==== Data excerpts ====
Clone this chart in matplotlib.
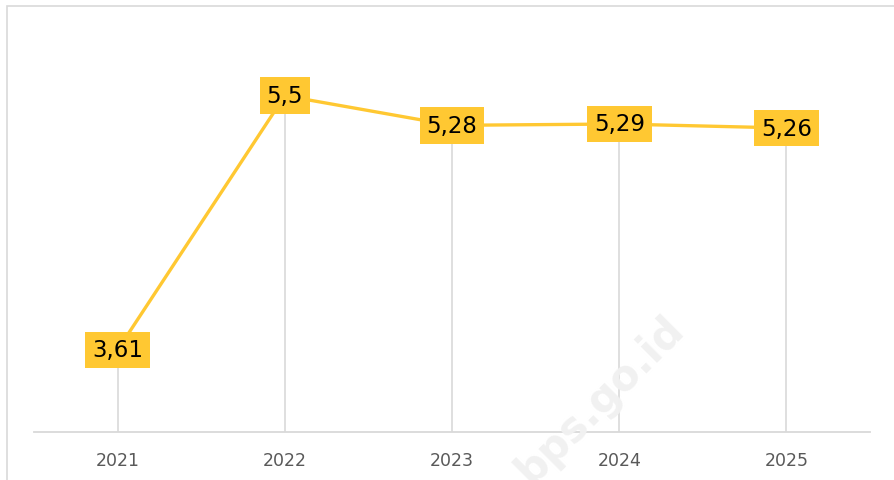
import matplotlib.pyplot as plt
from matplotlib.patches import Rectangle

years = ["2021", "2022", "2023", "2024", "2025"]
values = [3.61, 5.5, 5.28, 5.29, 5.26]
labels = ["3,61", "5,5", "5,28", "5,29", "5,26"]

yellow = "#FFC832"
grey = "#D9D9D9"

fig = plt.figure(figsize=(8.94, 4.81), dpi=100)
ax = fig.add_axes([34/894, 1-433/481, (870-34)/894, (433-29.5)/481])

x = list(range(len(years)))

# drop lines from axis to each point
ax.vlines(x, 3.0, values, color=grey, lw=1.2, zorder=1)
ax.plot(x, values, color=yellow, lw=2.4, zorder=2, solid_capstyle="round")

for xi, v, lab in zip(x, values, labels):
    ax.text(xi, v, lab, ha="center", va="center", fontsize=16.5, color="black",
            zorder=4,
            bbox=dict(boxstyle="square,pad=0.3", fc=yellow, ec="none"))

ax.set_xlim(-0.5, 4.5)
ax.set_ylim(3.0, 6.0)
ax.set_xticks(x)
ax.set_xticklabels(years, fontsize=12.5, color="#595959")
ax.tick_params(axis="x", length=0, pad=14)
ax.set_yticks([])
for s in ["top", "right", "left"]:
    ax.spines[s].set_visible(False)
ax.spines["bottom"].set_color(grey)
ax.spines["bottom"].set_linewidth(1.3)

# watermark
fig.text(600/894, 1-400/481, "bps.go.id", rotation=45, fontsize=30,
         fontweight="bold", color="#F1F1F1", ha="center", va="center", zorder=0)

# frame around the chart area
fig.patches.append(Rectangle((6.5/894, -0.1), 1.2, 1 - 6.5/481 + 0.1,
                             transform=fig.transFigure, fill=False,
                             ec=grey, lw=1.2, zorder=0))

fig.savefig("out.png", dpi=100)
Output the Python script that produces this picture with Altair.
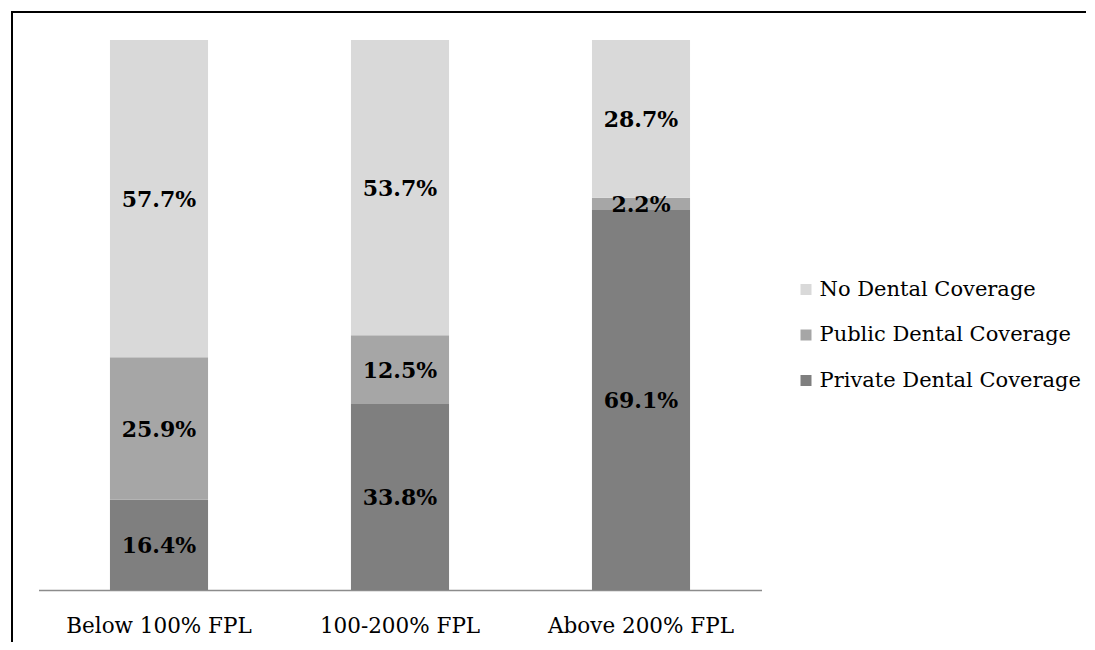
import altair as alt
import pandas as pd

categories = ["Below 100% FPL", "100-200% FPL", "Above 200% FPL"]
series = ["No Dental Coverage", "Public Dental Coverage", "Private Dental Coverage"]
private_vals = [16.4, 33.8, 69.1]
public_vals = [25.9, 12.5, 2.2]
none_vals = [57.7, 53.7, 28.7]
colors = ["#d9d9d9", "#a6a6a6", "#7f7f7f"]

rows = []
for i, c in enumerate(categories):
    for s, vals, order in [
        ("Private Dental Coverage", private_vals, 0),
        ("Public Dental Coverage", public_vals, 1),
        ("No Dental Coverage", none_vals, 2),
    ]:
        rows.append({"cat": c, "series": s, "value": vals[i], "order": order})
df = pd.DataFrame(rows)

FONT = "DejaVu Serif"

base = alt.Chart(df).transform_stack(
    stack="value", groupby=["cat"], as_=["v0", "v1"], sort=[{"field": "order", "order": "ascending"}]
).transform_calculate(mid="(datum.v0 + datum.v1) / 2", label="format(datum.value, '.1f') + '%'")

x = alt.X(
    "cat:N",
    sort=categories,
    title=None,
    scale=alt.Scale(paddingInner=0.593, paddingOuter=0.2965),
    axis=alt.Axis(
        labelAngle=0, labelFont=FONT, labelFontSize=21.5, labelColor="#000000", labelLimit=400,
        ticks=False, domainColor="#8c8c8c", domainWidth=1.5, labelPadding=25,
    ),
)
yscale = alt.Scale(domain=[0, 100], nice=False)

bars = base.mark_bar().encode(
    x=x,
    y=alt.Y("v0:Q", scale=yscale, axis=None),
    y2="v1:Q",
    color=alt.Color(
        "series:N",
        scale=alt.Scale(domain=series, range=colors),
        legend=alt.Legend(
            title=None, orient="none", legendX=757, legendY=239,
            symbolType="square", symbolSize=121, symbolStrokeWidth=0,
            labelFont=FONT, labelFontSize=21, labelColor="#000000", labelLimit=400,
            rowPadding=23.5, labelOffset=3,
        ),
    ),
)

labels = base.mark_text(font=FONT, fontSize=22, fontWeight="bold", color="#000000", dy=1).encode(
    x=alt.X("cat:N", sort=categories),
    y=alt.Y("mid:Q", scale=yscale),
    text="label:N",
)

frame_top = alt.Chart(df).mark_rule(stroke="#000000", strokeWidth=2).encode(
    x=alt.value(-27.5), x2=alt.value(1300), y=alt.value(-28)
)
frame_left = alt.Chart(df).mark_rule(stroke="#000000", strokeWidth=2).encode(
    x=alt.value(-26.5), y=alt.value(-29), y2=alt.value(900)
)

chart = alt.layer(frame_top, frame_left, bars, labels).properties(
    width=723, height=550,
    autosize=alt.AutoSizeParams(type="none"),
    padding={"left": 30.5, "top": 32, "right": 324, "bottom": 52},
).configure_view(stroke=None)

chart.save("out.html", embed_options={"renderer": "svg", "actions": False})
====
- **The task**:
Reproduce the material word for word, minus the images.

- **Result of the task**:
Clone this chart in matplotlib.
import matplotlib.pyplot as plt
from matplotlib.patches import Rectangle

years = ["2021", "2022", "2023", "2024", "2025"]
values = [3.61, 5.5, 5.28, 5.29, 5.26]
labels = ["3,61", "5,5", "5,28", "5,29", "5,26"]

yellow = "#FFC832"
grey = "#D9D9D9"

fig = plt.figure(figsize=(8.94, 4.81), dpi=100)
ax = fig.add_axes([34/894, 1-433/481, (870-34)/894, (433-29.5)/481])

x = list(range(len(years)))

# drop lines from axis to each point
ax.vlines(x, 3.0, values, color=grey, lw=1.2, zorder=1)
ax.plot(x, values, color=yellow, lw=2.4, zorder=2, solid_capstyle="round")

for xi, v, lab in zip(x, values, labels):
    ax.text(xi, v, lab, ha="center", va="center", fontsize=16.5, color="black",
            zorder=4,
            bbox=dict(boxstyle="square,pad=0.3", fc=yellow, ec="none"))

ax.set_xlim(-0.5, 4.5)
ax.set_ylim(3.0, 6.0)
ax.set_xticks(x)
ax.set_xticklabels(years, fontsize=12.5, color="#595959")
ax.tick_params(axis="x", length=0, pad=14)
ax.set_yticks([])
for s in ["top", "right", "left"]:
    ax.spines[s].set_visible(False)
ax.spines["bottom"].set_color(grey)
ax.spines["bottom"].set_linewidth(1.3)

# watermark
fig.text(600/894, 1-400/481, "bps.go.id", rotation=45, fontsize=30,
         fontweight="bold", color="#F1F1F1", ha="center", va="center", zorder=0)

# frame around the chart area
fig.patches.append(Rectangle((6.5/894, -0.1), 1.2, 1 - 6.5/481 + 0.1,
                             transform=fig.transFigure, fill=False,
                             ec=grey, lw=1.2, zorder=0))

fig.savefig("out.png", dpi=100)
Output the Python script that produces this picture with Altair.
import altair as alt
import pandas as pd

categories = ["Below 100% FPL", "100-200% FPL", "Above 200% FPL"]
series = ["No Dental Coverage", "Public Dental Coverage", "Private Dental Coverage"]
private_vals = [16.4, 33.8, 69.1]
public_vals = [25.9, 12.5, 2.2]
none_vals = [57.7, 53.7, 28.7]
colors = ["#d9d9d9", "#a6a6a6", "#7f7f7f"]

rows = []
for i, c in enumerate(categories):
    for s, vals, order in [
        ("Private Dental Coverage", private_vals, 0),
        ("Public Dental Coverage", public_vals, 1),
        ("No Dental Coverage", none_vals, 2),
    ]:
        rows.append({"cat": c, "series": s, "value": vals[i], "order": order})
df = pd.DataFrame(rows)

FONT = "DejaVu Serif"

base = alt.Chart(df).transform_stack(
    stack="value", groupby=["cat"], as_=["v0", "v1"], sort=[{"field": "order", "order": "ascending"}]
).transform_calculate(mid="(datum.v0 + datum.v1) / 2", label="format(datum.value, '.1f') + '%'")

x = alt.X(
    "cat:N",
    sort=categories,
    title=None,
    scale=alt.Scale(paddingInner=0.593, paddingOuter=0.2965),
    axis=alt.Axis(
        labelAngle=0, labelFont=FONT, labelFontSize=21.5, labelColor="#000000", labelLimit=400,
        ticks=False, domainColor="#8c8c8c", domainWidth=1.5, labelPadding=25,
    ),
)
yscale = alt.Scale(domain=[0, 100], nice=False)

bars = base.mark_bar().encode(
    x=x,
    y=alt.Y("v0:Q", scale=yscale, axis=None),
    y2="v1:Q",
    color=alt.Color(
        "series:N",
        scale=alt.Scale(domain=series, range=colors),
        legend=alt.Legend(
            title=None, orient="none", legendX=757, legendY=239,
            symbolType="square", symbolSize=121, symbolStrokeWidth=0,
            labelFont=FONT, labelFontSize=21, labelColor="#000000", labelLimit=400,
            rowPadding=23.5, labelOffset=3,
        ),
    ),
)

labels = base.mark_text(font=FONT, fontSize=22, fontWeight="bold", color="#000000", dy=1).encode(
    x=alt.X("cat:N", sort=categories),
    y=alt.Y("mid:Q", scale=yscale),
    text="label:N",
)

frame_top = alt.Chart(df).mark_rule(stroke="#000000", strokeWidth=2).encode(
    x=alt.value(-27.5), x2=alt.value(1300), y=alt.value(-28)
)
frame_left = alt.Chart(df).mark_rule(stroke="#000000", strokeWidth=2).encode(
    x=alt.value(-26.5), y=alt.value(-29), y2=alt.value(900)
)

chart = alt.layer(frame_top, frame_left, bars, labels).properties(
    width=723, height=550,
    autosize=alt.AutoSizeParams(type="none"),
    padding={"left": 30.5, "top": 32, "right": 324, "bottom": 52},
).configure_view(stroke=None)

chart.save("out.html", embed_options={"renderer": "svg", "actions": False})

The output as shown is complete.